Print, word for word, the opening line of the data below and every line after it through the line that contains "minimum width=300bp, minimum", but not the pictures.

> **INFORMATION SUPPLIED**:
§ §

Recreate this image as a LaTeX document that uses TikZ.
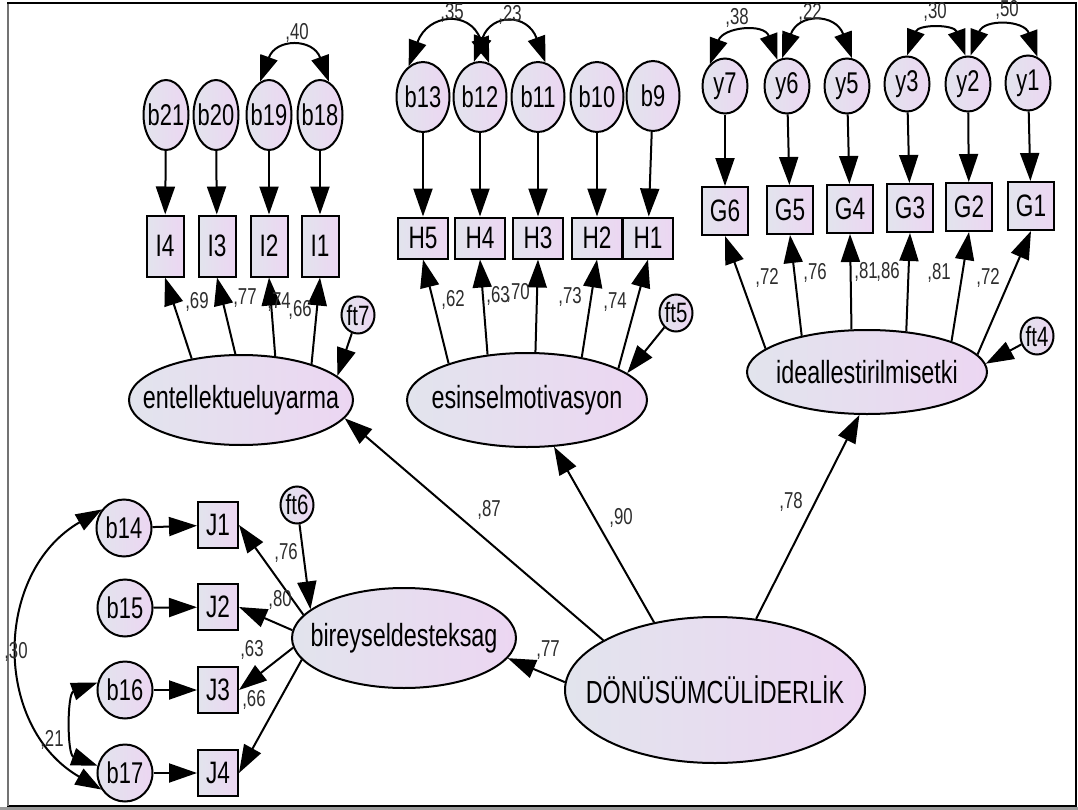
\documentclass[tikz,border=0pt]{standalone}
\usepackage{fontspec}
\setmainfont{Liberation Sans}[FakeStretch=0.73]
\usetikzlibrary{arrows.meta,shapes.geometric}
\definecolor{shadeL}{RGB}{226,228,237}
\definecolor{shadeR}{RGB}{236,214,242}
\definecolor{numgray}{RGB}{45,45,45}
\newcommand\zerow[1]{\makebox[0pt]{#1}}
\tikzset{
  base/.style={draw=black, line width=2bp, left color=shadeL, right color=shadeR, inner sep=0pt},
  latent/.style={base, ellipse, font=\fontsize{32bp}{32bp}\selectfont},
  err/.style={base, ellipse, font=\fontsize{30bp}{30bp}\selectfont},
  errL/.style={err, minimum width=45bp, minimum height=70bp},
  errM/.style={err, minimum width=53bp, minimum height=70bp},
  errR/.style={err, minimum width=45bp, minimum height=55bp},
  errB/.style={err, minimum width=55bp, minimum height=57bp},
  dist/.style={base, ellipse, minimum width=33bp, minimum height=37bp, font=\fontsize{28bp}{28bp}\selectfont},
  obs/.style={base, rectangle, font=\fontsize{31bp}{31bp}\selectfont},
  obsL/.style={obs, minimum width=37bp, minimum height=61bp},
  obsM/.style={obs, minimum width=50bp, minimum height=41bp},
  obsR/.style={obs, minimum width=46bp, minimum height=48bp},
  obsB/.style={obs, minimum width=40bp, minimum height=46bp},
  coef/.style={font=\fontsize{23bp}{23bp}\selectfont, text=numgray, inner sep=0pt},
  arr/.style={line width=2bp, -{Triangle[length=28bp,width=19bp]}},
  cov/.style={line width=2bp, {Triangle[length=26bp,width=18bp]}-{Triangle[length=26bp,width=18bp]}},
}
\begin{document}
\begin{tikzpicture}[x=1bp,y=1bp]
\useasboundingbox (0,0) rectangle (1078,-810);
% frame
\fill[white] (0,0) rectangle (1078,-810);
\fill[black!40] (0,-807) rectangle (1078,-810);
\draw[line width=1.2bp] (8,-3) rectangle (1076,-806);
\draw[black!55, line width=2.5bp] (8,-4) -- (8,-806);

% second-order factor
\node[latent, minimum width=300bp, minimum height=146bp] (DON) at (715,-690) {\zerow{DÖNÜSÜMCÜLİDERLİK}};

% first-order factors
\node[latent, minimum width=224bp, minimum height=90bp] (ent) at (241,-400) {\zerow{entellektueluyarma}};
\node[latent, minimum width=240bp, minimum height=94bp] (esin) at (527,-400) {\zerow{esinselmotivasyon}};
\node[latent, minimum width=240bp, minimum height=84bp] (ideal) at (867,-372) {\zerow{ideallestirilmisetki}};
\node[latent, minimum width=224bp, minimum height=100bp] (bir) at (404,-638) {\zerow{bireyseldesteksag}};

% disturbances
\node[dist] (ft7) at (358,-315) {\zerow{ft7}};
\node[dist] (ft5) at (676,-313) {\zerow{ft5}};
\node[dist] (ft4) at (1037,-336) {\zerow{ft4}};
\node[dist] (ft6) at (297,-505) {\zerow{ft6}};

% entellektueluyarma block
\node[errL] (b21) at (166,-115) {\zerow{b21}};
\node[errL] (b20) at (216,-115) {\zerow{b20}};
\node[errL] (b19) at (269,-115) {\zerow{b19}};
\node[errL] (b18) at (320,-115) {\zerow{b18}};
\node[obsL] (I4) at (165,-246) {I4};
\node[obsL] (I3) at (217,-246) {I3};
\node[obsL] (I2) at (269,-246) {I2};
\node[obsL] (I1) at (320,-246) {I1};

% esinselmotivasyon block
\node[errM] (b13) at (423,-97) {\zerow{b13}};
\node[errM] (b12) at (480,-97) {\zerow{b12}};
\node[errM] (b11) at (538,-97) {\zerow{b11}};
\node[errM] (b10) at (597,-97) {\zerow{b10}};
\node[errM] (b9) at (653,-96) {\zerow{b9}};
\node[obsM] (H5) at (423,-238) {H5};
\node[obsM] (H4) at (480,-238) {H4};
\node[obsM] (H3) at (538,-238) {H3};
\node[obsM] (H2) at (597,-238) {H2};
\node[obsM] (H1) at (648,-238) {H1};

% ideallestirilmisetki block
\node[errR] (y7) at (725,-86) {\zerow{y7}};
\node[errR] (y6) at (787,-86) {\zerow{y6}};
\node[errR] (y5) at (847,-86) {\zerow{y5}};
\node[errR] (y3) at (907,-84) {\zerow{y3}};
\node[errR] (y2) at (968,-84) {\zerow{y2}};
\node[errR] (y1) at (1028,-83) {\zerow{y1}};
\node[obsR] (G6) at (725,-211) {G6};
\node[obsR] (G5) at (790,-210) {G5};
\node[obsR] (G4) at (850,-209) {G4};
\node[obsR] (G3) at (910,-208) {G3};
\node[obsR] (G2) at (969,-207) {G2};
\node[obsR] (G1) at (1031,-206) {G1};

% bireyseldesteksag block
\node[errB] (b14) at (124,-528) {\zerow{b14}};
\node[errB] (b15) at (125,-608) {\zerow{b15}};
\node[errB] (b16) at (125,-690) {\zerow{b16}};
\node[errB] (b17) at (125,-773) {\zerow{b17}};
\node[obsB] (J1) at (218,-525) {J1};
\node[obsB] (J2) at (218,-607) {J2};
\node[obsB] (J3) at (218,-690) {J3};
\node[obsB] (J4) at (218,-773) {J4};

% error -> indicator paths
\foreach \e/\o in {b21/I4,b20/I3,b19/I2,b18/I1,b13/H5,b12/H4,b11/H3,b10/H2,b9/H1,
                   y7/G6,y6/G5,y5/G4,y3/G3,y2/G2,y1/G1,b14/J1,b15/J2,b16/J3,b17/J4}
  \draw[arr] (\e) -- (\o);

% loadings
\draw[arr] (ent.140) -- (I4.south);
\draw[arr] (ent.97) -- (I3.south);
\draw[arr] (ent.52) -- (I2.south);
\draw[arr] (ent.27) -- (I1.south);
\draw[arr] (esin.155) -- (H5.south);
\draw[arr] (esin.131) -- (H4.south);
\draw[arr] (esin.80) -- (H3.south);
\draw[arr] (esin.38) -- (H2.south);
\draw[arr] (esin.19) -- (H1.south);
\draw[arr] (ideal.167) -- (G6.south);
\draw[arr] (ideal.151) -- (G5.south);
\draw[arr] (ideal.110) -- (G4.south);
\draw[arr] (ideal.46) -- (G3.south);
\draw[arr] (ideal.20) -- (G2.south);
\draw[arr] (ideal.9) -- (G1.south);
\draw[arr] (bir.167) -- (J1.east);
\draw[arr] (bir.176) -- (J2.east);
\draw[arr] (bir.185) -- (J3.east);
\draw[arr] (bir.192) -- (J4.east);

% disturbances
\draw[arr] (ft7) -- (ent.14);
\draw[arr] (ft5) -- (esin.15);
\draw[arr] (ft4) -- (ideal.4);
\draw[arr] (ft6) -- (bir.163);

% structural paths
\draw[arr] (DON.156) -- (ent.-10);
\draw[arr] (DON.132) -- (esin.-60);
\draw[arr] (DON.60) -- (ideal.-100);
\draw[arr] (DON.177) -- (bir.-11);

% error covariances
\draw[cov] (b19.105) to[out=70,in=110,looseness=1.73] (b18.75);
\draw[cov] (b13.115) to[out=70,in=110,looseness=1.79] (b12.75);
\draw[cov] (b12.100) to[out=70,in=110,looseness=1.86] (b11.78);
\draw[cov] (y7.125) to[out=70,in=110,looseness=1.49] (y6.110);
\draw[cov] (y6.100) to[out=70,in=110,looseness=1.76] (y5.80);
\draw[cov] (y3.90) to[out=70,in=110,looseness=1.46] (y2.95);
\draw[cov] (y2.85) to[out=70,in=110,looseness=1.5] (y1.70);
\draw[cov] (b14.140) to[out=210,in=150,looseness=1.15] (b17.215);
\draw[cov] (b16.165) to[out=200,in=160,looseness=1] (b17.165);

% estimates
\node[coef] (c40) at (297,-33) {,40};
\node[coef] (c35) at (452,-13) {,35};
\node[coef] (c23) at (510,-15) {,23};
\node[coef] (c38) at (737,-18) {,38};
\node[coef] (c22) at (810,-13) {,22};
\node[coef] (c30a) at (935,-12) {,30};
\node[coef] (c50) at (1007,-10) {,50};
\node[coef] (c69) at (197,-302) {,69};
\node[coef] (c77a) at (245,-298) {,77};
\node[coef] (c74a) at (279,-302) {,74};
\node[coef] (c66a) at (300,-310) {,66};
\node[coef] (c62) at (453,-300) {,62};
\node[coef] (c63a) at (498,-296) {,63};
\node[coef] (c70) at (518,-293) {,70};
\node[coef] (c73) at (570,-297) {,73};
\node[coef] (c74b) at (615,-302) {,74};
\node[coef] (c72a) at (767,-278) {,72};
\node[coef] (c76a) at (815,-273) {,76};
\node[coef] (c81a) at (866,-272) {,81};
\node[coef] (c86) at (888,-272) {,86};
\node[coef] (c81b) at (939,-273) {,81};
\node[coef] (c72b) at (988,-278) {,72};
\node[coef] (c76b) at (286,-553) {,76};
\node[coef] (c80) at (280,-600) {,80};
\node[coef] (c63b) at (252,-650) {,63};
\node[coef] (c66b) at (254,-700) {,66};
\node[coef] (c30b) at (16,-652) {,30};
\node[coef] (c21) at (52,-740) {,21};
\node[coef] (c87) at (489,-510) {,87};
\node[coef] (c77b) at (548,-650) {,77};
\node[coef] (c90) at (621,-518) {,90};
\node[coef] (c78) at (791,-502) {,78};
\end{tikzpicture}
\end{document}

§ §

> **RESPONSE TO THE EXERCISE**:
Recreate this image as a LaTeX document that uses TikZ.
\documentclass[tikz,border=0pt]{standalone}
\usepackage{fontspec}
\setmainfont{Liberation Sans}[FakeStretch=0.73]
\usetikzlibrary{arrows.meta,shapes.geometric}
\definecolor{shadeL}{RGB}{226,228,237}
\definecolor{shadeR}{RGB}{236,214,242}
\definecolor{numgray}{RGB}{45,45,45}
\newcommand\zerow[1]{\makebox[0pt]{#1}}
\tikzset{
  base/.style={draw=black, line width=2bp, left color=shadeL, right color=shadeR, inner sep=0pt},
  latent/.style={base, ellipse, font=\fontsize{32bp}{32bp}\selectfont},
  err/.style={base, ellipse, font=\fontsize{30bp}{30bp}\selectfont},
  errL/.style={err, minimum width=45bp, minimum height=70bp},
  errM/.style={err, minimum width=53bp, minimum height=70bp},
  errR/.style={err, minimum width=45bp, minimum height=55bp},
  errB/.style={err, minimum width=55bp, minimum height=57bp},
  dist/.style={base, ellipse, minimum width=33bp, minimum height=37bp, font=\fontsize{28bp}{28bp}\selectfont},
  obs/.style={base, rectangle, font=\fontsize{31bp}{31bp}\selectfont},
  obsL/.style={obs, minimum width=37bp, minimum height=61bp},
  obsM/.style={obs, minimum width=50bp, minimum height=41bp},
  obsR/.style={obs, minimum width=46bp, minimum height=48bp},
  obsB/.style={obs, minimum width=40bp, minimum height=46bp},
  coef/.style={font=\fontsize{23bp}{23bp}\selectfont, text=numgray, inner sep=0pt},
  arr/.style={line width=2bp, -{Triangle[length=28bp,width=19bp]}},
  cov/.style={line width=2bp, {Triangle[length=26bp,width=18bp]}-{Triangle[length=26bp,width=18bp]}},
}
\begin{document}
\begin{tikzpicture}[x=1bp,y=1bp]
\useasboundingbox (0,0) rectangle (1078,-810);
% frame
\fill[white] (0,0) rectangle (1078,-810);
\fill[black!40] (0,-807) rectangle (1078,-810);
\draw[line width=1.2bp] (8,-3) rectangle (1076,-806);
\draw[black!55, line width=2.5bp] (8,-4) -- (8,-806);

% second-order factor
\node[latent, minimum width=300bp, minimum height=146bp] (DON) at (715,-690) {\zerow{DÖNÜSÜMCÜLİDERLİK}};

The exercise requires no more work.